At its core, AWS DevOps Agent combines two key technologies working together. The agent itself is an autonomous system that can investigate AWS infrastructure issues by accessing CloudWatch logs, EC2 instances, and other AWS services on your behalf. The Salesforce MCP (Model Context Protocol) Server acts as a bridge, allowing the agent to read and update incident information directly in Salesforce Service Cloud. When an incident is detected, instead of a human opening multiple tabs and manually gathering information, the agent begins investigating immediately. It searches relevant logs, identifies recent changes in your environment, checks resource utilization metrics, and correlates these findings into a coherent incident narrative—all while automatically updating your Salesforce ticket with findings and status.
The technical workflow looks like this: an incident alert triggers in your monitoring system, which creates a Salesforce case. The DevOps Agent reads this case through the MCP Server, then uses AWS APIs to investigate the underlying infrastructure. If the incident involves an EC2 instance, it might check CloudWatch metrics, review Systems Manager Session Manager logs, examine VPC Flow Logs for network issues, and look at CloudTrail for recent configuration changes. The agent synthesizes these data points and writes clear findings back to the Salesforce case—no manual log aggregation required.

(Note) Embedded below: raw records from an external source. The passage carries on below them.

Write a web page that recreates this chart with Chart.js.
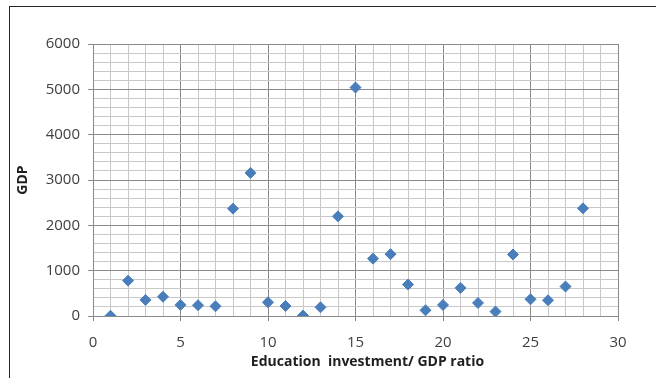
<!DOCTYPE html>
<html>
<head>
<meta charset="utf-8">
<script src="https://cdn.jsdelivr.net/npm/chart.js@4.4.1/dist/chart.umd.min.js"></script>
<style>
  html, body { margin: 0; padding: 0; background: #ffffff; overflow: hidden; }
  #wrap { position: relative; width: 656px; height: 378px; }
  #wrap canvas { position: absolute; left: 0; top: 0; }
  #frame { position: absolute; left: 9px; top: 6px; width: 700px; height: 400px;
           border-left: 1.5px solid #262626; border-top: 1.5px solid #262626; pointer-events: none; }
</style>
</head>
<body>
<div id="wrap">
  <canvas id="chart" width="656" height="378"></canvas>
  <div id="frame"></div>
</div>
<script>
// Education investment / GDP ratio (x) against GDP (y)
const ratio = [1, 2, 3, 4, 5, 6, 7, 8, 9, 10, 11, 12, 13, 14, 15, 16, 17, 18, 19, 20, 21, 22, 23, 24, 25, 26, 27, 28];
const gdp = [5, 780, 355, 425, 245, 238, 215, 2368, 3157, 302, 220, 10, 192, 2198, 5040, 1265, 1364, 694, 126, 243, 620, 288, 97, 1357, 369, 348, 650, 2375];
const xTickLabels = [0, 5, 10, 15, 20, 25, 30];
const yTickLabels = [0, 1000, 2000, 3000, 4000, 5000, 6000];
const xTitle = 'Education  investment/ GDP ratio';
const yTitle = 'GDP';

const MAJOR = '#8a8a8a';
const MINOR = '#c8c8c8';
const TICK_FONT = { family: '"Open Sans", "DejaVu Sans", sans-serif', size: 15 };
const TITLE_FONT = 'bold 14px "Open Sans", "DejaVu Sans", sans-serif';

const points = ratio.map((x, i) => ({ x: x, y: gdp[i] }));

// Axis titles, placed from the chart area
const axisTitles = {
  id: 'axisTitles',
  afterDraw(chart) {
    const { ctx, chartArea } = chart;
    ctx.save();
    ctx.fillStyle = '#1f1f1f';
    ctx.font = TITLE_FONT;
    ctx.textAlign = 'center';
    ctx.textBaseline = 'middle';
    ctx.fillText(xTitle, (chartArea.left + chartArea.right) / 2 + 12, chartArea.bottom + 46);
    ctx.translate(23, (chartArea.top + chartArea.bottom) / 2);
    ctx.rotate(-Math.PI / 2);
    ctx.fillText(yTitle, 0, 0);
    ctx.restore();
  }
};

new Chart(document.getElementById('chart'), {
  type: 'scatter',
  data: {
    datasets: [{
      data: points,
      pointStyle: 'rectRot',
      pointRadius: 5.5,
      pointHoverRadius: 5.5,
      backgroundColor: '#4a7ebb',
      borderColor: '#4a7ebb',
      borderWidth: 1
    }]
  },
  options: {
    responsive: false,
    animation: false,
    events: [],
    layout: { padding: { top: 44, right: 38, left: 0, bottom: 0 } },
    plugins: { legend: { display: false }, tooltip: { enabled: false } },
    scales: {
      x: {
        type: 'linear',
        min: xTickLabels[0],
        max: xTickLabels[xTickLabels.length - 1],
        afterFit(scale) { scale.height = 62; },
        border: { color: MAJOR, width: 1 },
        grid: {
          color: c => (xTickLabels.includes(c.tick.value) ? MAJOR : MINOR),
          tickColor: c => (xTickLabels.includes(c.tick.value) ? MAJOR : 'rgba(0,0,0,0)'),
          tickLength: 5,
          lineWidth: 1
        },
        ticks: {
          stepSize: 1,
          autoSkip: false,
          maxRotation: 0,
          padding: 13,
          color: '#404040',
          font: TICK_FONT,
          callback: v => (xTickLabels.includes(v) ? String(v) : '')
        }
      },
      y: {
        type: 'linear',
        min: yTickLabels[0],
        max: yTickLabels[yTickLabels.length - 1],
        afterFit(scale) { scale.width = 93; },
        border: { color: MAJOR, width: 1 },
        grid: {
          color: c => (yTickLabels.includes(c.tick.value) ? MAJOR : MINOR),
          tickColor: c => (yTickLabels.includes(c.tick.value) ? MAJOR : 'rgba(0,0,0,0)'),
          tickLength: 5,
          lineWidth: 1
        },
        ticks: {
          stepSize: 200,
          autoSkip: false,
          padding: 8,
          color: '#404040',
          font: TICK_FONT,
          callback: v => (yTickLabels.includes(v) ? String(v) : '')
        }
      }
    }
  },
  plugins: [axisTitles]
});
</script>
</body>
</html>
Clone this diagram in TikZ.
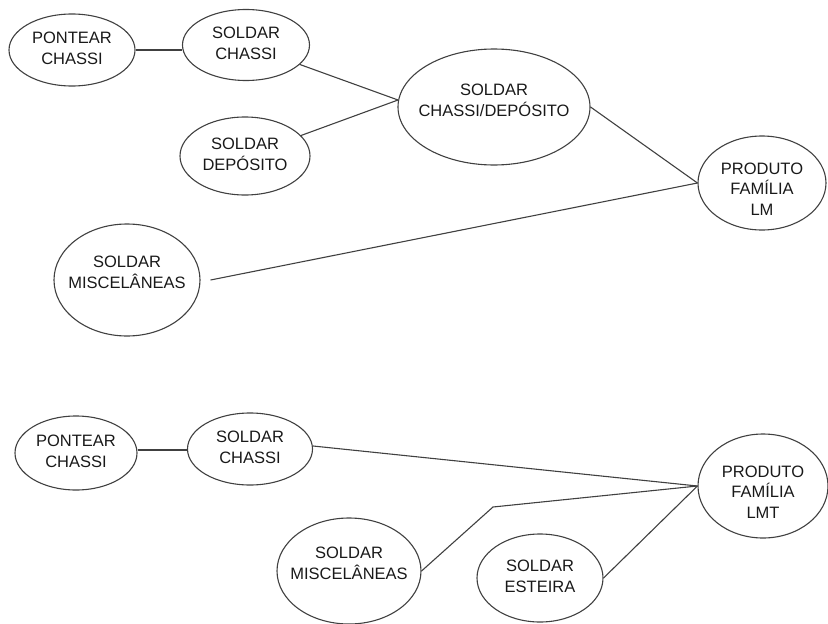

For teams managing multiple AWS accounts or complex microservices environments, this automation dramatically reduces the time spent on information gathering.
Consider a practical example: a retail company experiences API response time degradation during peak traffic. Traditionally, the on-call engineer would check CloudWatch dashboards, SSH into instances to review application logs, check RDS performance metrics, and investigate auto-scaling group activity. This manual process takes 20-30 minutes before the root cause becomes clear. With DevOps Agent, the investigation begins immediately upon alert creation. The agent detects that a database query changed after a recent deployment, identifies the slow queries in application logs, correlates this with increased database CPU, and presents a timeline showing exactly when the issue started and what changed. The engineer can then focus on the actual fix rather than investigation, potentially reducing mean time to resolution (MTTR) from 45 minutes to 15 minutes.
The practical value extends beyond speed. When incident information is automatically collected and recorded in Salesforce, you build institutional knowledge. Future incidents benefit from this context—the agent can reference similar past incidents and the solutions that worked. Your team also spends less time context-switching between tools, which reduces cognitive load during high-stress situations. For organizations with compliance requirements, having a complete automated audit trail of what was checked and when provides better regulatory documentation than manual investigation notes.